Autonomous Reinforcement Learning via Subgoal Curricula
Authors: Archit Sharma, Abhishek Gupta, Sergey Levine, Karol Hausman, Chelsea Finn
NeurIPS 2021 | Conference PDF | Archive PDF | Plain Text | LLM Run Details
| Reproducibility Variable | Result | LLM Response |
|---|---|---|
| Research Type | Experimental | We benchmark Va PRL on several robotic control tasks in the persistent RL setting against state-of-the-art methods, which either simulate the initial state distribution by learning a reset controller, or incrementally grow the state-space from which the given task can be solved.
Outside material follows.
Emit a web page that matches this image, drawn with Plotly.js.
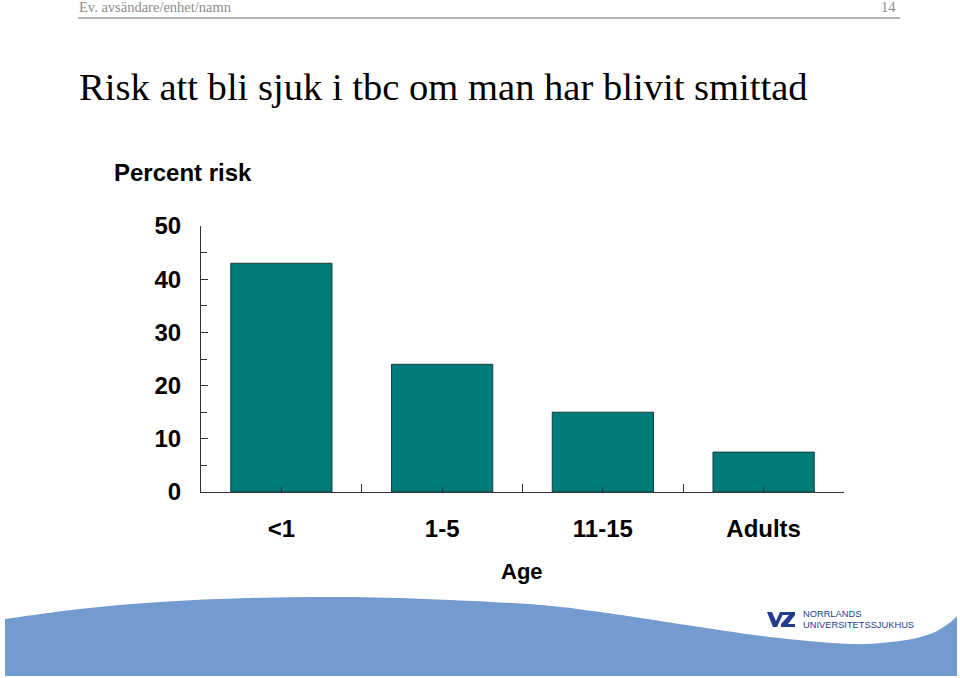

Our experiments indicate that using a tailored curriculum generated by Va PRL can be up to 30% more sample-efficient in acquiring task behaviors compared to these prior methods. |
| Researcher Affiliation | Collaboration | Archit Sharma , Abhishek Gupta# , Sergey Levine# , Karol Hausman , Chelsea Finn Stanford University, Google Brain, # UC Berkeley {architsh,cbfinn}@stanford.edu {abhishekunique,slevine,karolhausman}@google.com |
| Pseudocode | Yes | Algorithm 1: Value-Accelerated Persistent Reinforcement Learning (Va PRL) |
| Open Source Code | No | In the ethics checklist, the authors state: '[No], we will release the code and the environments upon publication.' The provided URL is a project page, not a direct code repository. |
| Open Datasets | No | The paper describes using simulated environments (table-top rearrangement, sawyer door closing, hand manipulation) and providing 'a small set of trajectories' or 'demonstrations' to the algorithms. It does not provide concrete access information (link, DOI, formal citation) to a publicly available dataset used for training. While it references 'Meta-world', it does not specify how the data used from it is publicly accessed. |
| Dataset Splits | No | The paper discusses 'training environment MT' and 'evaluation environment ME' but does not explicitly mention or provide details about a 'validation' dataset or specific training/validation/test data splits (e.g., percentages or sample counts) needed for reproduction. |
| Hardware Specification | No | The main body of the paper does not specify the hardware used (e.g., GPU models, CPU types, memory). While the ethics checklist indicates this information is in the Appendix, the Appendix itself is not provided in the analyzed text. |
| Software Dependencies | No | The paper mentions using 'soft actor-critic [17] as the base RL algorithm' and refers to 'Tensorflow agents [18]', but it does not provide specific version numbers for these or any other software dependencies. |
| Experiment Setup | No | The paper states: 'Further details about problem setup, demonstrations, implementation, hyperparameters and evaluation metrics can be found in the Appendix.' This indicates that specific experimental setup details, such as hyperparameters, are not present in the main text provided. |